The Vancouver Sun reports…
“Metro Vancouver Christians are colliding over the coming crusade of televangelist Franklin Graham, who is known for criticizing homosexuals, Muslims and U.S. President Barack Obama.
Saying that Graham is often “incendiary and intolerant,” some evangelical Protestants and Roman Catholics are opposing his participation in the three-day Festival of Hope event at Rogers Arena in early March, 2017, that many of the city’s mega-churches are supporting .
“Rev. Graham is a polarizing figure … His ungracious and bigoted remarks have the potential to generate serious negative impact on the Christian witness in Vancouver,” says a statement from five prominent evangelical and Catholic leaders (see full letter at bottom).

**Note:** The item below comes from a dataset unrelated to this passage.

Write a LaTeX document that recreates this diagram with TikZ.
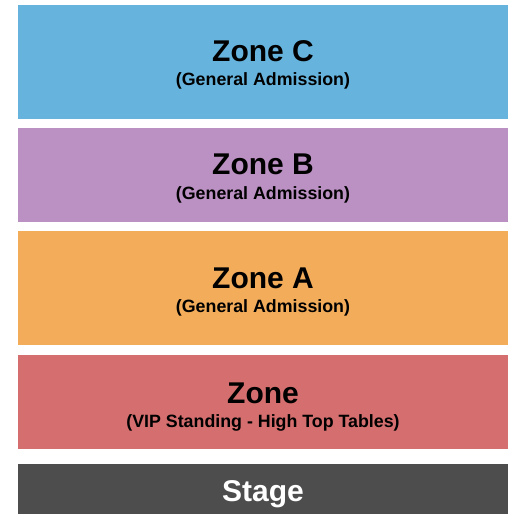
\documentclass[tikz,border=0pt]{standalone}
\usepackage{fontspec}
\setmainfont{Liberation Sans}
\usetikzlibrary{positioning}

\definecolor{zoneblue}{RGB}{102,180,221}
\definecolor{zonepurple}{RGB}{187,144,194}
\definecolor{zoneorange}{RGB}{242,172,90}
\definecolor{zonered}{RGB}{213,110,110}
\definecolor{stagegray}{RGB}{77,77,77}
\tikzstyle{zone} = [rectangle, inner sep=0pt, minimum width=490pt]

\begin{document}
\begin{tikzpicture}[x=1pt,y=-1pt,
			title/.style = {anchor=base, font=\fontsize{30}{34}\selectfont\bfseries},
			sub/.style = {anchor=base, font=\fontsize{17.8}{21}\selectfont\bfseries}]
			\useasboundingbox (0,0) rectangle (525,525);
			% seating zones, back to front
			\node (C)[zone, fill=zoneblue, minimum height=114pt] at (263,62) {};
			\node (B)[zone, fill=zonepurple, minimum height=94pt] at (263,175) {};
			\node (A)[zone, fill=zoneorange, minimum height=114pt] at (263,288) {};
			\node (V)[zone, fill=zonered, minimum height=94pt] at (263,402) {};
			\node (S)[zone, fill=stagegray, minimum height=50pt] at (263,489) {};
			
			\node (Ct)[title] at ([yshift=1pt]C.center) {Zone C};
			\node (Cs)[sub] at ([yshift=-23pt]C.center) {(General Admission)};
			\node (Bt)[title] at ([yshift=1pt]B.center) {Zone B};
			\node (Bs)[sub] at ([yshift=-24pt]B.center) {(General Admission)};
			\node (At)[title] at ([yshift=0pt]A.center) {Zone A};
			\node (As)[sub] at ([yshift=-24pt]A.center) {(General Admission)};
			\node (Vt)[title] at ([yshift=-1pt]V.center) {Zone};
			\node (Vs)[sub] at ([yshift=-25pt]V.center) {(VIP Standing - High Top Tables)};
			\node (St)[title, text=white] at ([yshift=-12pt]S.center) {Stage};
		\end{tikzpicture}
\end{document}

“We … denounce the frequent incendiary and intolerant statements made by Rev. Graham, which he unapologetically reiterates,” said the letter, signed by Marjeta Bobnar of the Catholic archdiocese, City in Focus president Tom Cooper, Tenth Church pastor Ken Shigematsu, Calvary Baptist pastor Tim Dickau and First Baptist pastor Tim Kuepfer.
Franklin Graham, son of 97-year-old retired televangelist Billy Graham, has said homosexuals are “the enemy” and will “spend eternity in hell” if they don’t repent.
While attacking Obama, Graham has called Islam a “very wicked religion” and argued that Muslims shouldn’t be allowed into the U.S.
Some of the large, often ethnically mixed evangelical congregations in Metro Vancouver that are endorsing Graham’s crusade include Willingdon Church, Westside Church, Coastal Church, Broadway Church, Glad Tidings Church, Holy Trinity Church and Richmond Pentecostal Church.
Earning more than $1 million a year as an evangelist and head of the charity Samaritan’s Purse, Graham led a crusade in Toronto in 2014 that was attended by 40,000 people of diverse ethnic origins.
After the Toronto event, Samaritan’s Purse terminated a Canadian volunteer because she refused to sign a standard statement opposing abortion and homosexual marriage.
Rev. George Wong, head pastor at Evangelical Chinese Bible Church in Burnaby, one of many congregations training volunteers to work at Graham’s crusade, said “the last thing we want to do is promote hate.”
Graham “is not coming to Vancouver to preach against homosexuality, but to preach the gospel,” Wong said.
Saying he was unaware a Christian group is opposing Graham’s involvement in the Festival of Hope, Wong didn’t want to comment on Graham’s statements about gays and Muslims, other than to affirm “the gospel is for people from all walks of life.”
In North Vancouver, another endorser of the Festival of Hope, Valley Church Pastor Owen Scott, declined to comment on the controversy other than to say, “I know Franklin is not the same as his dad. His dad is a pretty gracious person.”
In an interview from the Billy Graham Evangelistic Association headquarters in Calgary, David Ingram said his organization “never expects 100 per cent support for one of our festivals.”
Noting that a relatively small number of evangelicals and Catholics signed the dissenting letter, Ingram said, “I wouldn’t want a few people who are opposed to the festival to overshadow the wide support for it.”
Ingram said leaders of many churches and ethnic groups are backing Graham’s crusade. Maintaining that protest letters can be divisive, Ingram asked whether The Vancouver Sun and The Province planned to publish an article about the inter-Christian disagreement.
While the opposition statement was signed by Catholic ecumenical relations official Bobnar, Paul Schratz confirmed the archdiocese also formally declined an invitation to take part in the Festival of Hope.
“Initially we were supportive of next year’s event, since it was intended to draw a large number of people to hear the gospel and grow closer to Jesus,” said Schratz, spokesman for the archdiocese, which includes more than 400,000 Catholics.
“While we obviously acknowledge Mr. Graham’s zeal in preaching the Gospel we had second thoughts about participating when we noted that American evangelicals, whom we were trying to work with on this event, were criticizing Mr. Franklin for various comments and stances that didn’t promote religious tolerance.”
The formal letter of opposition to the Festival of Hope’s leadership committee was signed by Christian leaders in Metro Vancouver whom the Billy Graham Association had asked for endorsements, including Cooper, Shigematsu, Dickau and Kuepfer.
Cooper, president of City in Focus which specializes in ministering to business people, said those who signed the letter “were willing to provide suggestions for an alternative speaker. But the Festival of Hope leadership committee was content with having Reverend Graham give the major talks.
“We therefore, reluctantly, decided we could not endorse this event. We understand that we are just one of many evangelical and orthodox voices and there will sometimes be disagreement.”